Illustration of a witch, John D. Batten (1892) (via Wikimedia Commons)

As I stated earlier, this is hardly an exhaustive or even particularly detailed list, but it does provide some ideas about the ways we perceive witches in stories and the ways we understand what they do. A witch is likely to engage in an act of magical theft as a response to poverty, then be caught and punished for her spells, and finally return from the grave for vengeance. Or, she might quietly cast spells and divine fortunes with cards, finding lost goods and livestock as a nervous client sits in front of her.

Our understanding of witches is shaped by their actions and behaviors far more than by the pointy hat or the bubbly cauldron, even though we often signal the idea of “witch” with those sorts of symbolic cues. Seeing these behaviors in combination helps us to see the emerging “witch” of legend and history as an active participant in her own story rather than just a victim of mislabeling by the ignorant around her (although there are certainly plenty of cases of that happening, too).

Weather vane with witch (photo by Jordiferrer, 2014, CC License-Wikimedia)

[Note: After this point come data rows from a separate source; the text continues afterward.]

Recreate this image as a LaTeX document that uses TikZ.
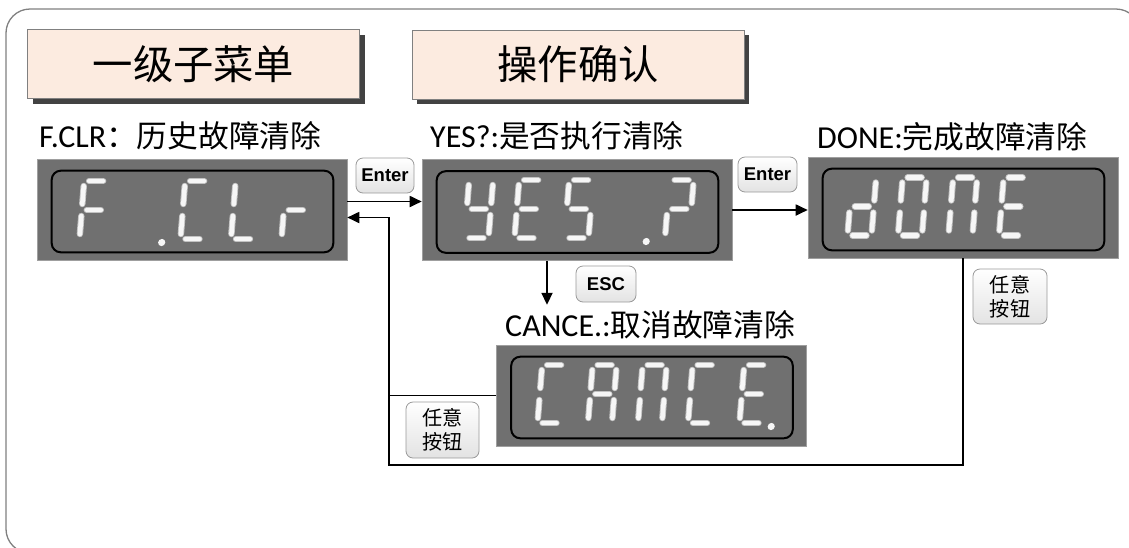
\documentclass[tikz,border=0pt]{standalone}
\usepackage{fontspec}
\setmainfont{Carlito}
\newfontfamily\cjk[Scale=0.96]{Noto Sans CJK SC}
\newfontfamily\arl{Liberation Sans}
\usetikzlibrary{calc,arrows.meta,shadows}
\definecolor{dispgray}{HTML}{707070}
\definecolor{segwhite}{HTML}{F6F6F6}
\definecolor{segedge}{HTML}{C2C2C2}
\definecolor{titlefill}{HTML}{FCEBE0}
\definecolor{framegray}{HTML}{808080}
\tikzset{
  disp/.style={rectangle, fill=dispgray, draw=gray!75, line width=0.6pt, minimum width=310pt, minimum height=101pt, inner sep=0pt},
  innerbox/.style={draw=black, line width=2pt, rounded corners=9pt},
  titlebox/.style={rectangle, fill=titlefill, draw=gray, line width=0.8pt, minimum width=332pt, minimum height=69pt, inner sep=0pt,
    font=\cjk\fontsize{42}{46}\selectfont,
    drop shadow={shadow xshift=5pt, shadow yshift=-5pt, fill=black!78, opacity=0.95}},
  keybtn/.style={rectangle, rounded corners=7pt, draw=gray!80, line width=0.8pt, top color=white, bottom color=gray!22, inner sep=0pt},
  enterfont/.style={font=\arl\bfseries\fontsize{18.5}{21}\selectfont},
  anyfont/.style={align=center, font=\cjk\fontsize{21}{24}\selectfont},
  lbl/.style={anchor=west, inner sep=0pt, font=\fontsize{32}{34}\selectfont},
  conn/.style={line width=1.8pt, draw=black},
  arr/.style={conn, -{Triangle[length=12pt,width=11pt]}},
  segout/.style={draw=segedge, line width=6.4pt, line cap=round},
  segin/.style={draw=segwhite, line width=4.6pt, line cap=round},
}
\newcommand\segdraw[2]{\draw[segout] #1 -- #2; \draw[segin] #1 -- #2;}
\def\dsga{\segdraw{(5,-58)}{(19,-58)}}
\def\dsgb{\segdraw{(24,-53)}{(24,-35)}}
\def\dsgc{\segdraw{(24,-23)}{(24,-5)}}
\def\dsgd{\segdraw{(5,0)}{(19,0)}}
\def\dsge{\segdraw{(0,-23)}{(0,-5)}}
\def\dsgf{\segdraw{(0,-53)}{(0,-35)}}
\def\dsgg{\segdraw{(5,-29)}{(19,-29)}}
\def\dsgp{\fill[segwhite] (32,3.5) circle (3.6pt);}
\newcommand\sevdig[3]{\begin{scope}[shift={(#1,#2)},xslant=0.08]\foreach \s in {#3}{\csname dsg\s\endcsname}\end{scope}}
\begin{document}
\begin{tikzpicture}[x=1pt,y=-1pt]
\useasboundingbox (0,0) rectangle (1129,547);
\clip (0,0) rectangle (1129,547);
% outer frame
\draw[framegray, line width=1.3pt, rounded corners=24pt] (6,9) rectangle (1140,553);

% titles
\node[titlebox] (t1) at (193.5,64) {一级子菜单};
\node[titlebox] (t2) at (578,64.5) {操作确认};

% labels
\node[lbl] (l1) at (39,136) {F.CLR{\cjk ：历史故障清除}};
\node[lbl] (l2) at (430,136) {YES?:{\cjk 是否执行清除}};
\node[lbl] (l3) at (817,137) {DONE:{\cjk 完成故障清除}};
\node[lbl] (l4) at (505,325) {CANCE.:{\cjk 取消故障清除}};

% displays
\node[disp] (d1) at (192,209.5) {};
\node[disp] (d2) at (577,210) {};
\node[disp] (d3) at (963,207.5) {};
\node[disp] (d4) at (651.5,395.5) {};
\foreach \d in {d1,d2,d3,d4}{
  \draw[innerbox] ($(\d.north west)+(15,12)$) rectangle ($(\d.south east)+(-14,-8)$);
}

% digits: F .CLr
\sevdig{79.5}{239}{a,e,f,g}
\sevdig{130}{239}{p}
\sevdig{180.5}{239}{a,d,e,f}
\sevdig{231}{239}{d,e,f}
\sevdig{281.5}{239}{e,g}
% YES .?
\sevdig{464.5}{238}{b,c,d,f,g}
\sevdig{514.5}{238}{a,d,e,f,g}
\sevdig{564.5}{238}{a,c,d,f,g}
\sevdig{614.5}{238}{p}
\sevdig{665}{238}{a,b,g,e}
% dONE
\sevdig{847.5}{235.5}{b,c,d,e,g}
\sevdig{898}{235.5}{a,b,c,d,e,f}
\sevdig{948.5}{235.5}{a,b,c,e,f}
\sevdig{999}{235.5}{a,d,e,f,g}
% CANCE.
\sevdig{537.5}{423}{a,d,e,f}
\sevdig{588}{423}{a,b,c,e,f,g}
\sevdig{638}{423}{a,b,c,e,f}
\sevdig{688}{423}{a,d,e,f}
\sevdig{739.5}{423}{a,d,e,f,g,p}

% connectors
\coordinate (fwd) at ($(d1.east)+(0,-8)$);
\coordinate (ret) at ($(d1.east)+(0,8)$);
\coordinate (escstart) at ($(d2.south)+(-30,0)$);
\coordinate (escend) at ($(d2.south)+(-30,44)$);
\coordinate (loopbl) at (389,465);
\draw[arr] (fwd) -- (fwd -| d2.west);
\draw[arr] (d2.east) -- (d2.east -| d3.west);
\draw[arr] (escstart) -- (escend);
\draw[arr] (d3.south) |- (loopbl) |- (ret);
\draw[conn] (d4.west) -- (d4.west -| loopbl);

% keys
\node[keybtn, enterfont, minimum width=58pt, minimum height=35pt] (k1) at (385,175.5) {Enter};
\node[keybtn, enterfont, minimum width=59pt, minimum height=35pt] (k2) at (767.5,174.5) {Enter};
\node[keybtn, enterfont, minimum width=60pt, minimum height=36pt] (k3) at (606,284) {ESC};
\node[keybtn, anyfont, minimum width=74pt, minimum height=55pt] (k4) at (1010,296.5) {任意\\按钮};
\node[keybtn, anyfont, minimum width=73pt, minimum height=56pt] (k5) at (442.5,430) {任意\\按钮};
\end{tikzpicture}
\end{document}
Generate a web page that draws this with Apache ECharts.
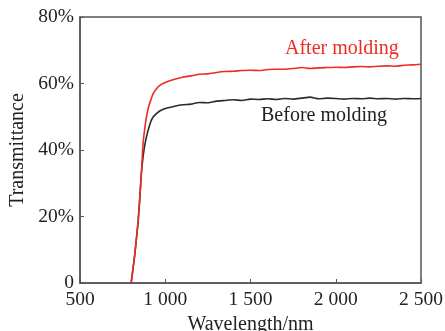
<!DOCTYPE html>
<html>
<head>
<meta charset="utf-8">
<script src="https://cdn.jsdelivr.net/npm/echarts@6/dist/echarts.min.js"></script>
<style>
  html, body { margin: 0; padding: 0; background: #fff; }
  #chart { width: 445px; height: 331px; }
</style>
</head>
<body>
<div id="chart"></div>
<script>
// wavelength (nm) and transmittance (%)
const beforeWl = [800, 820, 840, 850, 860, 870, 880, 890, 900, 915, 930, 950, 970,
  1000, 1050, 1100, 1150, 1200, 1250, 1300, 1350, 1400, 1450, 1500, 1550, 1600, 1650,
  1700, 1750, 1800, 1850, 1900, 1950, 2000, 2050, 2100, 2150, 2200, 2250, 2300, 2350,
  2400, 2450, 2500];
const beforeT = [0, 8, 18, 25, 33, 38, 41.5, 44, 46, 48.5, 50, 51, 51.8,
  52.5, 53.1, 53.6, 53.8, 54.3, 54.2, 54.7, 54.9, 55.1, 54.9, 55.3, 55.2, 55.4, 55.2,
  55.5, 55.3, 55.6, 55.9, 55.4, 55.6, 55.5, 55.3, 55.5, 55.4, 55.6, 55.4, 55.5, 55.3,
  55.5, 55.4, 55.5];

const afterWl = [800, 820, 840, 850, 860, 870, 880, 890, 900, 915, 930, 950, 970,
  1000, 1050, 1100, 1150, 1200, 1250, 1300, 1350, 1400, 1450, 1500, 1550, 1600, 1650,
  1700, 1750, 1800, 1850, 1900, 1950, 2000, 2050, 2100, 2150, 2200, 2250, 2300, 2350,
  2400, 2450, 2500];
const afterT = [0, 8, 18, 25, 33, 42, 46.5, 50, 52.5, 55, 57, 58.5, 59.5,
  60.3, 61.2, 61.9, 62.3, 62.8, 62.9, 63.3, 63.6, 63.7, 63.9, 64.0, 63.9, 64.2, 64.3,
  64.3, 64.5, 64.8, 64.5, 64.7, 64.8, 64.9, 64.8, 65.0, 65.1, 65.0, 65.2, 65.3, 65.2,
  65.5, 65.6, 65.8];

const xTicks = ['500', '1 000', '1 500', '2 000', '2 500'];
const yTicks = ['0', '20%', '40%', '60%', '80%'];

const FONT = '"Liberation Serif", "Times New Roman", serif';

const chart = echarts.init(document.getElementById('chart'));

const zip = (a, b) => a.map((v, i) => [v, b[i]]);

chart.setOption({
  animation: false,
  grid: {
    left: 80, right: 24, top: 17, bottom: 48,
    outerBoundsMode: 'none',
    show: true,
    borderColor: '#555',
    borderWidth: 1.5
  },
  xAxis: {
    type: 'value',
    min: 500, max: 2500, interval: 500,
    name: 'Wavelength/nm',
    nameLocation: 'middle',
    nameGap: 32,
    nameTextStyle: { fontFamily: FONT, fontSize: 20, color: '#222' },
    axisLine: { lineStyle: { color: '#555', width: 1.5 } },
    axisTick: { inside: true, length: 4, lineStyle: { color: '#555' } },
    axisLabel: {
      fontFamily: FONT, fontSize: 19.5, color: '#222', margin: 7,
      formatter: (v) => xTicks[(v - 500) / 500]
    },
    splitLine: { show: false }
  },
  yAxis: {
    type: 'value',
    min: 0, max: 80, interval: 20,
    name: 'Transmittance',
    nameLocation: 'middle',
    nameGap: 50,
    nameTextStyle: { fontFamily: FONT, fontSize: 20, color: '#222' },
    axisLine: { show: true, lineStyle: { color: '#555', width: 1.5 } },
    axisTick: { show: true, inside: true, length: 4, lineStyle: { color: '#555' } },
    axisLabel: {
      fontFamily: FONT, fontSize: 19.5, color: '#222', margin: 6,
      formatter: (v) => yTicks[v / 20]
    },
    splitLine: { show: false }
  },
  series: [
    {
      name: 'Before molding',
      type: 'line',
      data: zip(beforeWl, beforeT),
      showSymbol: false,
      smooth: 0.2,
      lineStyle: { color: '#2b2b2b', width: 1.6 },
      z: 2
    },
    {
      name: 'After molding',
      type: 'line',
      data: zip(afterWl, afterT),
      showSymbol: false,
      smooth: 0.2,
      lineStyle: { color: '#ee2b24', width: 1.6 },
      z: 3
    }
  ],
  graphic: [
    {
      type: 'text', left: 285, top: 39,
      style: { text: 'After molding', fontFamily: FONT, fontSize: 20, fill: '#ee2b24' }
    },
    {
      type: 'text', left: 261, top: 106,
      style: { text: 'Before molding', fontFamily: FONT, fontSize: 20, fill: '#222' }
    }
  ]
});
</script>
</body>
</html>
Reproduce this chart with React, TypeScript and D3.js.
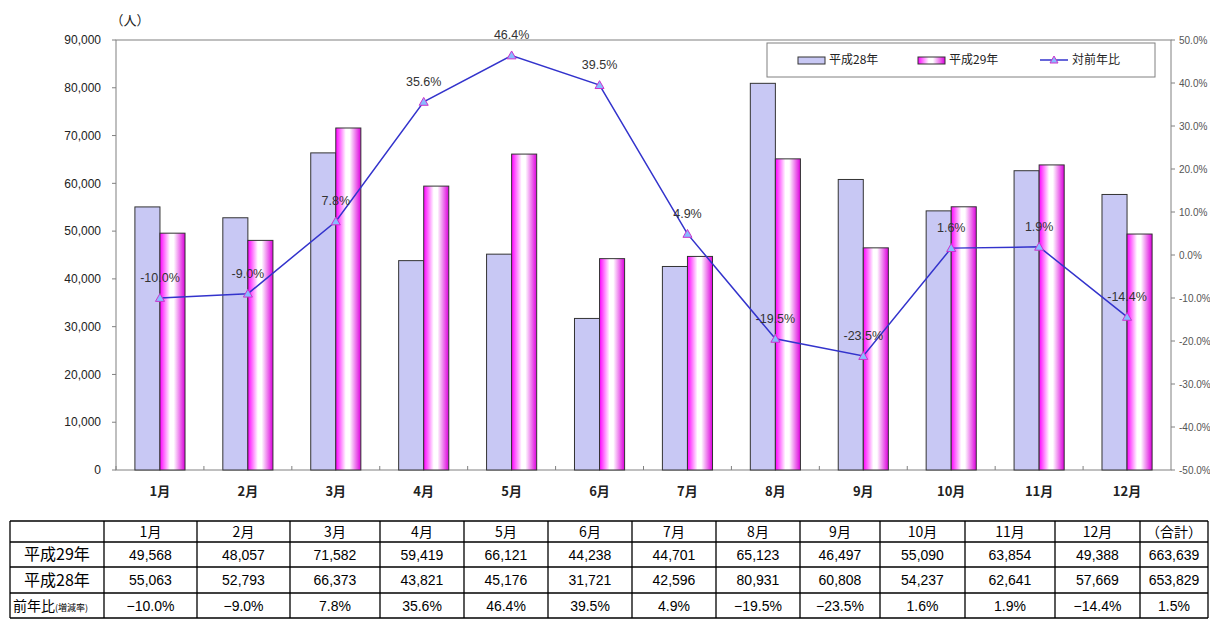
import * as d3 from 'd3';

const months = ['1月', '2月', '3月', '4月', '5月', '6月', '7月', '8月', '9月', '10月', '11月', '12月'];
const h29 = [49568, 48057, 71582, 59419, 66121, 44238, 44701, 65123, 46497, 55090, 63854, 49388];
const h28 = [55063, 52793, 66373, 43821, 45176, 31721, 42596, 80931, 60808, 54237, 62641, 57669];
const ratio = [-10.0, -9.0, 7.8, 35.6, 46.4, 39.5, 4.9, -19.5, -23.5, 1.6, 1.9, -14.4];
const leftTicks = [0, 10000, 20000, 30000, 40000, 50000, 60000, 70000, 80000, 90000];
const rightTicks = [-50, -40, -30, -20, -10, 0, 10, 20, 30, 40, 50];
const totals = { h29: '663,639', h28: '653,829', ratio: '1.5%' };

// table column edges
const colEdges = [10, 104, 197, 290, 380, 464, 548, 632, 716, 800, 880, 965, 1055, 1140, 1208];
const rowEdges = [521, 542, 567, 593, 618];

const JP = '"Noto Sans CJK JP", sans-serif';
const NUM = '"Liberation Sans", Arial, sans-serif';

const plot = { left: 116, right: 1171, top: 40, bottom: 470 };

const App = () => {
  const x = d3.scaleBand<string>().domain(months).range([plot.left, plot.right]);
  const yL = d3.scaleLinear().domain([0, 90000]).range([plot.bottom, plot.top]);
  const yR = d3.scaleLinear().domain([-50, 50]).range([plot.bottom, plot.top]);
  const bw = x.bandwidth() * 0.285;
  const cx = (m: string) => (x(m) ?? 0) + x.bandwidth() / 2;

  const line = d3.line<number>()
    .x((_, i) => cx(months[i]))
    .y(d => yR(d));

  const fmt = d3.format(',');
  const pct = (v: number) => (v < 0 ? '-' : '') + Math.abs(v).toFixed(1) + '%';
  const pctT = (v: number) => (v < 0 ? '−' : '') + Math.abs(v).toFixed(1) + '%';

  const tri = (px: number, py: number, s = 4.5) =>
    `M${px},${py - s} L${px + s},${py + s * 0.75} L${px - s},${py + s * 0.75} Z`;

  const rows = [
    { head: '平成29年', vals: h29.map(fmt), total: totals.h29 },
    { head: '平成28年', vals: h28.map(fmt), total: totals.h28 },
    { head: '', vals: ratio.map(pctT), total: totals.ratio },
  ];

  return (
    <div style={{ position: 'absolute', left: 0, top: 0 }}>
      <svg width={1210} height={619} style={{ display: 'block', background: '#fff' }}>
        <defs>
          <linearGradient id="g29" x1="0" x2="1" y1="0" y2="0">
            <stop offset="0" stopColor="#ff00ff" />
            <stop offset="0.4" stopColor="#ffffff" />
            <stop offset="0.55" stopColor="#ffffff" />
            <stop offset="1" stopColor="#dd00dd" />
          </linearGradient>
        </defs>

        {/* plot frame */}
        <rect x={plot.left} y={plot.top} width={plot.right - plot.left} height={plot.bottom - plot.top}
          fill="none" stroke="#808080" strokeWidth={1} />

        {/* left axis */}
        {leftTicks.map(t => (
          <g key={t}>
            <line x1={plot.left - 4} x2={plot.left} y1={yL(t)} y2={yL(t)} stroke="#808080" />
            <text x={101} y={yL(t)} dy="0.35em" textAnchor="end" fontFamily={NUM} fontSize={12} fill="#222">
              {fmt(t)}
            </text>
          </g>
        ))}
        <text x={130} y={25} textAnchor="middle" fontFamily={JP} fontSize={13} fill="#222">（人）</text>

        {/* right axis */}
        {rightTicks.map(t => (
          <g key={t}>
            <line x1={plot.right} x2={plot.right + 4} y1={yR(t)} y2={yR(t)} stroke="#808080" />
            <text x={1179} y={yR(t)} dy="0.35em" fontFamily={NUM} fontSize={10} fill="#555">
              {t.toFixed(1) + '%'}
            </text>
          </g>
        ))}

        {/* x axis ticks + labels */}
        {months.map(m => (
          <g key={m}>
            <line x1={x(m)} x2={x(m)} y1={plot.bottom} y2={plot.bottom - 4} stroke="#808080" />
            <text x={cx(m)} y={496} textAnchor="middle" fontFamily={JP} fontSize={13} fontWeight="bold" fill="#222">{m}</text>
          </g>
        ))}

        {/* bars */}
        {months.map((m, i) => (
          <g key={m}>
            <rect x={cx(m) - bw} y={yL(h28[i])} width={bw} height={yL(0) - yL(h28[i])}
              fill="#c8c8f4" stroke="#333" strokeWidth={1} />
            <rect x={cx(m)} y={yL(h29[i])} width={bw} height={yL(0) - yL(h29[i])}
              fill="url(#g29)" stroke="#333" strokeWidth={1} />
          </g>
        ))}

        {/* ratio line */}
        <path d={line(ratio) ?? ''} fill="none" stroke="#3333cc" strokeWidth={1.5} />
        {ratio.map((v, i) => (
          <g key={i}>
            <path d={tri(cx(months[i]), yR(v))} fill="#88bbff" stroke="#cc33cc" strokeWidth={1} />
            <text x={cx(months[i])} y={yR(v) - 16} textAnchor="middle" fontFamily={NUM} fontSize={12.5} fill="#333">
              {pct(v)}
            </text>
          </g>
        ))}

        {/* legend */}
        <rect x={767} y={43} width={388} height={34} fill="#fff" stroke="#808080" />
        <rect x={798} y={57} width={27} height={7} fill="#c8c8f4" stroke="#333" />
        <text x={829} y={60} dy="0.35em" fontFamily={JP} fontSize={12} fill="#222">平成28年</text>
        <rect x={918} y={57} width={27} height={7} fill="url(#g29)" stroke="#333" />
        <text x={949} y={60} dy="0.35em" fontFamily={JP} fontSize={12} fill="#222">平成29年</text>
        <line x1={1040} x2={1068} y1={60} y2={60} stroke="#3333cc" strokeWidth={1.5} />
        <path d={tri(1054, 60, 4)} fill="#88bbff" stroke="#cc33cc" />
        <text x={1072} y={60} dy="0.35em" fontFamily={JP} fontSize={12} fill="#222">対前年比</text>

        {/* table */}
        <g>
          {rowEdges.map(y => (
            <line key={y} x1={colEdges[0]} x2={colEdges[colEdges.length - 1]} y1={y} y2={y} stroke="#000" strokeWidth={1.3} />
          ))}
          {colEdges.map(xe => (
            <line key={xe} x1={xe} x2={xe} y1={rowEdges[0]} y2={rowEdges[rowEdges.length - 1]} stroke="#000" strokeWidth={1.3} />
          ))}
          {[...months, '（合計）'].map((m, j) => (
            <text key={m} x={(colEdges[j + 1] + colEdges[j + 2]) / 2} y={(rowEdges[0] + rowEdges[1]) / 2} dy="0.36em"
              textAnchor="middle" fontFamily={JP} fontSize={14} fill="#000">{m}</text>
          ))}
          {rows.map((r, ri) => {
            const yc = (rowEdges[ri + 1] + rowEdges[ri + 2]) / 2;
            return (
              <g key={ri}>
                {ri < 2 ? (
                  <text x={(colEdges[0] + colEdges[1]) / 2} y={yc} dy="0.36em" textAnchor="middle"
                    fontFamily={JP} fontSize={16} fill="#000">{r.head}</text>
                ) : (
                  <text x={13} y={yc} dy="0.36em" fontFamily={JP} fontSize={14} fill="#000">
                    前年比<tspan fontSize={9}>(増減率)</tspan>
                  </text>
                )}
                {[...r.vals, r.total].map((v, j) => (
                  <text key={j} x={(colEdges[j + 1] + colEdges[j + 2]) / 2} y={yc} dy="0.36em" textAnchor="middle"
                    fontFamily={NUM} fontSize={14} fill="#000">{v}</text>
                ))}
              </g>
            );
          })}
        </g>
      </svg>
    </div>
  );
};

export default App;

As I move forward with this website and all its related projects, I hope that these posts will be ones that we can return to as to a crossroads, with a giant post full of various arrow signs giving us all sorts of potential directions to go. We have seen the ways witches engage with the world around them here. The problems they face, they face with practical—if not necessarily logical—approaches, using magic as a specialized tool for overcoming barriers including poverty or injustice (as well as exacting personal vendettas sometimes). They understand the world to be a wonderful one—not necessarily a “good” one, but a world inhabited by the uncanny and awe-inspiring. Witches engage with that wonder, form bonds with it and with the world it shows them. Witches go beyond wonder and belief, transforming their ideas into concrete reality through spells and charms, knotted cords, bones and skins from animals, and handfuls of gathered plants. They acquire their power and knowledge through struggle and effort, often developing it over a lifetime and passing it on to others sometime before they die. They do magic, cast spells, deal with curses, provide blessings, bewitch guns and cattle, find missing animals, brew love potions, get blamed when things go wrong (sometimes because they did, indeed, have something to do with it), transform into animals, suffer for their work, and often pay very high prices for the magic they do.

The life of a New World Witch, then, is one of action. Witches do work. Witches solve problems. Witches learn and grow. Witches make things. Witches talk to things that others don’t or won’t talk to. Witches see the world differently, and it changes them. Then, they change the world.

I look forward to seeing all the things that you all do with your magic. Please continue to share your own acts of witchery and enchantment with us and help all of us here to summon forth a little more New World Witchery in the years to come.

Thanks for reading!

-Cory

4 thoughts on “Blog Post 210 – What is New World Witchery?, Part VI (Witches Have a LOT of Talents)”

  1. Oh this was entirely too much fun to read! I just love your list on the perceptions of witches through folklore, especially the suffering part, ha. You just gave me a very good research idea so thank you kindly.

    1. Awww, thank you so much! I’m really glad you enjoyed it. Hopefully this series will wind up being the launching pad for something else later on, but I’m glad it has resonated so well with people!